**STATED TASK**
Without the pictures, reproduce the records that follow exactly.

**ENTRIES**
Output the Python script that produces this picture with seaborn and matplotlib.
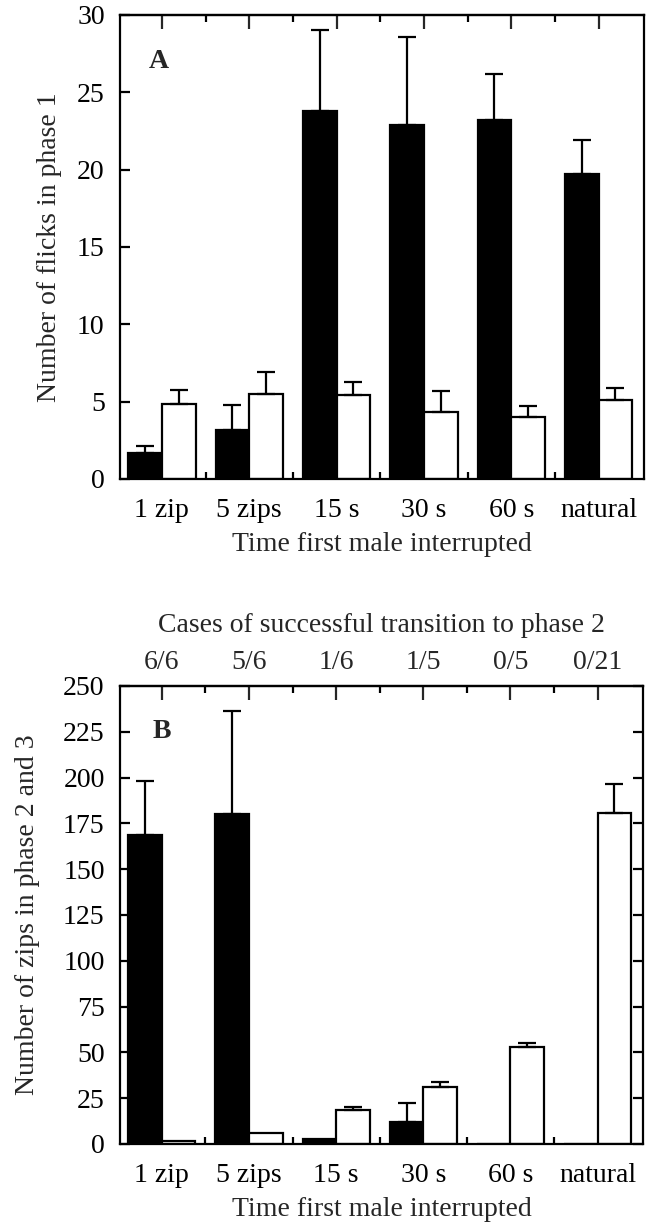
import numpy as np
import pandas as pd
import matplotlib
matplotlib.use("Agg")
import matplotlib.pyplot as plt
import seaborn as sns
from matplotlib.ticker import FixedLocator

# ---------------- data ----------------
groups = ["1 zip", "5 zips", "15 s", "30 s", "60 s", "natural"]
series = ["filled", "open"]

flicks_filled = [1.7, 3.2, 23.8, 22.9, 23.2, 19.7]
flicks_filled_err = [0.45, 1.6, 5.25, 5.65, 3.0, 2.2]
flicks_open = [4.85, 5.5, 5.4, 4.3, 4.0, 5.1]
flicks_open_err = [0.9, 1.4, 0.9, 1.4, 0.75, 0.8]

zips_filled = [168.5, 180.0, 2.5, 12.0, 0.0, 0.0]
zips_filled_err = [29.5, 56.5, 0.0, 10.5, 0.0, 0.0]
zips_open = [1.5, 6.0, 18.5, 31.0, 52.8, 180.5]
zips_open_err = [0.0, 0.0, 1.5, 2.6, 2.5, 16.0]

cases = ["6/6", "5/6", "1/6", "1/5", "0/5", "0/21"]

flick_ticks = [0, 5, 10, 15, 20, 25, 30]
zip_ticks = [0, 25, 50, 75, 100, 125, 150, 175, 200, 225, 250]

# ---------------- style ----------------
sns.set_style("white")
plt.rcParams['font.family'] = ['Liberation Serif', 'DejaVu Serif']
FS = 20
LW = 1.6

fig = plt.figure(figsize=(6.5, 12.26), dpi=100)
axA = fig.add_axes([0.1846, 0.6093, 0.8062, 0.3785])
axB = fig.add_axes([0.1846, 0.0669, 0.8046, 0.3736])


def panel(ax, filled, filled_err, opn, opn_err, ylim, yticks, right_ticks,
          letter, letter_pos, ylabel, ylabel_x, top_labels=None):
    df = pd.DataFrame({
        "group": groups * 2,
        "series": [series[0]] * len(groups) + [series[1]] * len(groups),
        "value": list(filled) + list(opn),
    })
    sns.barplot(data=df, x="group", y="value", hue="series", order=groups,
                hue_order=series, palette={"filled": "black", "open": "white"},
                edgecolor="black", linewidth=LW, width=0.77, errorbar=None,
                legend=False, ax=ax, zorder=2)
    for cont, errs in zip(ax.containers, [filled_err, opn_err]):
        for rect, e in zip(cont, errs):
            if e > 0:
                xc = rect.get_x() + rect.get_width() / 2
                h = rect.get_height()
                ax.errorbar([xc], [h], yerr=[[0], [e]], fmt='none',
                            ecolor='black', elinewidth=LW, capsize=6.5,
                            capthick=LW, zorder=3)
    ax.set_xlim(-0.48, 5.52)
    ax.set_ylim(*ylim)
    ax.set_yticks(yticks)
    ax.set_yticklabels([str(t) for t in yticks])
    ax.xaxis.set_major_locator(FixedLocator(list(range(len(groups)))))
    ax.set_xticklabels(groups)
    ax.xaxis.set_minor_locator(FixedLocator([i + 0.5 for i in range(len(groups) - 1)]))
    ax.tick_params(axis='x', which='major', bottom=True, top=False, length=0,
                   pad=14, labelsize=FS, colors='black')
    ax.tick_params(axis='x', which='minor', bottom=True, top=True,
                   direction='in', length=5, width=LW, color='black')
    ax.tick_params(axis='y', which='major', direction='in', length=7,
                   width=LW, left=True, right=right_ticks, labelsize=FS,
                   pad=11, colors='black')
    sec = ax.secondary_xaxis('top')
    sec.set_xticks(list(range(len(groups))))
    if top_labels is None:
        sec.set_xticklabels([])
    else:
        sec.set_xticklabels(top_labels)
        sec.set_xlabel("Cases of successful transition to phase 2",
                       fontsize=FS, labelpad=13)
    sec.tick_params(direction='in', length=10, width=LW, labelsize=FS, pad=8)
    for s in sec.spines.values():
        s.set_linewidth(LW)
        s.set_color('black')
    for s in ax.spines.values():
        s.set_linewidth(LW)
        s.set_color('black')
    ax.grid(False)
    ax.set_xlabel("Time first male interrupted", fontsize=FS)
    ax.xaxis.set_label_coords(0.5, -0.115)
    ax.set_ylabel(ylabel, fontsize=FS)
    ax.yaxis.set_label_coords(ylabel_x, 0.5)
    ax.text(letter_pos[0], letter_pos[1], letter, transform=ax.transAxes,
            fontsize=FS, fontweight='bold', ha='center', va='center')


panel(axA, flicks_filled, flicks_filled_err, flicks_open, flicks_open_err,
      (0, 30), flick_ticks, False, "A", (0.074, 0.900),
      "Number of flicks in phase 1", -0.111)
panel(axB, zips_filled, zips_filled_err, zips_open, zips_open_err,
      (0, 250), zip_ticks, True, "B", (0.080, 0.900),
      "Number of zips in phase 2 and 3", -0.153, top_labels=cases)

fig.savefig("out.png", dpi=100)
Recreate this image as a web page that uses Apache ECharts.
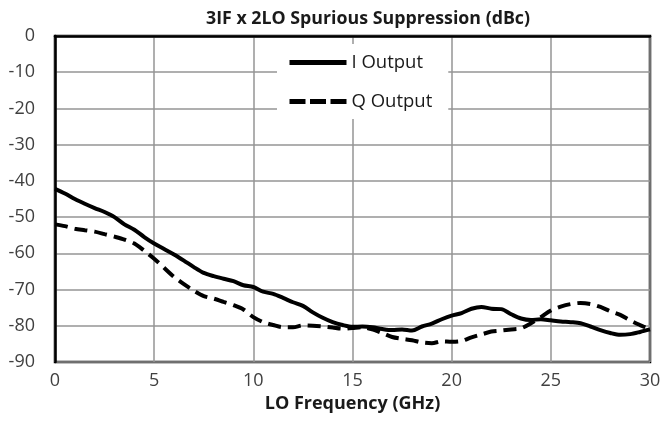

**OUTPUT OF THE TASK**
Output the Python script that produces this picture with seaborn and matplotlib.
import numpy as np
import pandas as pd
import matplotlib
matplotlib.use("Agg")
import matplotlib.pyplot as plt
import seaborn as sns
from matplotlib.ticker import FixedLocator

# ---------------- data ----------------
groups = ["1 zip", "5 zips", "15 s", "30 s", "60 s", "natural"]
series = ["filled", "open"]

flicks_filled = [1.7, 3.2, 23.8, 22.9, 23.2, 19.7]
flicks_filled_err = [0.45, 1.6, 5.25, 5.65, 3.0, 2.2]
flicks_open = [4.85, 5.5, 5.4, 4.3, 4.0, 5.1]
flicks_open_err = [0.9, 1.4, 0.9, 1.4, 0.75, 0.8]

zips_filled = [168.5, 180.0, 2.5, 12.0, 0.0, 0.0]
zips_filled_err = [29.5, 56.5, 0.0, 10.5, 0.0, 0.0]
zips_open = [1.5, 6.0, 18.5, 31.0, 52.8, 180.5]
zips_open_err = [0.0, 0.0, 1.5, 2.6, 2.5, 16.0]

cases = ["6/6", "5/6", "1/6", "1/5", "0/5", "0/21"]

flick_ticks = [0, 5, 10, 15, 20, 25, 30]
zip_ticks = [0, 25, 50, 75, 100, 125, 150, 175, 200, 225, 250]

# ---------------- style ----------------
sns.set_style("white")
plt.rcParams['font.family'] = ['Liberation Serif', 'DejaVu Serif']
FS = 20
LW = 1.6

fig = plt.figure(figsize=(6.5, 12.26), dpi=100)
axA = fig.add_axes([0.1846, 0.6093, 0.8062, 0.3785])
axB = fig.add_axes([0.1846, 0.0669, 0.8046, 0.3736])


def panel(ax, filled, filled_err, opn, opn_err, ylim, yticks, right_ticks,
          letter, letter_pos, ylabel, ylabel_x, top_labels=None):
    df = pd.DataFrame({
        "group": groups * 2,
        "series": [series[0]] * len(groups) + [series[1]] * len(groups),
        "value": list(filled) + list(opn),
    })
    sns.barplot(data=df, x="group", y="value", hue="series", order=groups,
                hue_order=series, palette={"filled": "black", "open": "white"},
                edgecolor="black", linewidth=LW, width=0.77, errorbar=None,
                legend=False, ax=ax, zorder=2)
    for cont, errs in zip(ax.containers, [filled_err, opn_err]):
        for rect, e in zip(cont, errs):
            if e > 0:
                xc = rect.get_x() + rect.get_width() / 2
                h = rect.get_height()
                ax.errorbar([xc], [h], yerr=[[0], [e]], fmt='none',
                            ecolor='black', elinewidth=LW, capsize=6.5,
                            capthick=LW, zorder=3)
    ax.set_xlim(-0.48, 5.52)
    ax.set_ylim(*ylim)
    ax.set_yticks(yticks)
    ax.set_yticklabels([str(t) for t in yticks])
    ax.xaxis.set_major_locator(FixedLocator(list(range(len(groups)))))
    ax.set_xticklabels(groups)
    ax.xaxis.set_minor_locator(FixedLocator([i + 0.5 for i in range(len(groups) - 1)]))
    ax.tick_params(axis='x', which='major', bottom=True, top=False, length=0,
                   pad=14, labelsize=FS, colors='black')
    ax.tick_params(axis='x', which='minor', bottom=True, top=True,
                   direction='in', length=5, width=LW, color='black')
    ax.tick_params(axis='y', which='major', direction='in', length=7,
                   width=LW, left=True, right=right_ticks, labelsize=FS,
                   pad=11, colors='black')
    sec = ax.secondary_xaxis('top')
    sec.set_xticks(list(range(len(groups))))
    if top_labels is None:
        sec.set_xticklabels([])
    else:
        sec.set_xticklabels(top_labels)
        sec.set_xlabel("Cases of successful transition to phase 2",
                       fontsize=FS, labelpad=13)
    sec.tick_params(direction='in', length=10, width=LW, labelsize=FS, pad=8)
    for s in sec.spines.values():
        s.set_linewidth(LW)
        s.set_color('black')
    for s in ax.spines.values():
        s.set_linewidth(LW)
        s.set_color('black')
    ax.grid(False)
    ax.set_xlabel("Time first male interrupted", fontsize=FS)
    ax.xaxis.set_label_coords(0.5, -0.115)
    ax.set_ylabel(ylabel, fontsize=FS)
    ax.yaxis.set_label_coords(ylabel_x, 0.5)
    ax.text(letter_pos[0], letter_pos[1], letter, transform=ax.transAxes,
            fontsize=FS, fontweight='bold', ha='center', va='center')


panel(axA, flicks_filled, flicks_filled_err, flicks_open, flicks_open_err,
      (0, 30), flick_ticks, False, "A", (0.074, 0.900),
      "Number of flicks in phase 1", -0.111)
panel(axB, zips_filled, zips_filled_err, zips_open, zips_open_err,
      (0, 250), zip_ticks, True, "B", (0.080, 0.900),
      "Number of zips in phase 2 and 3", -0.153, top_labels=cases)

fig.savefig("out.png", dpi=100)
Recreate this image as a web page that uses Apache ECharts.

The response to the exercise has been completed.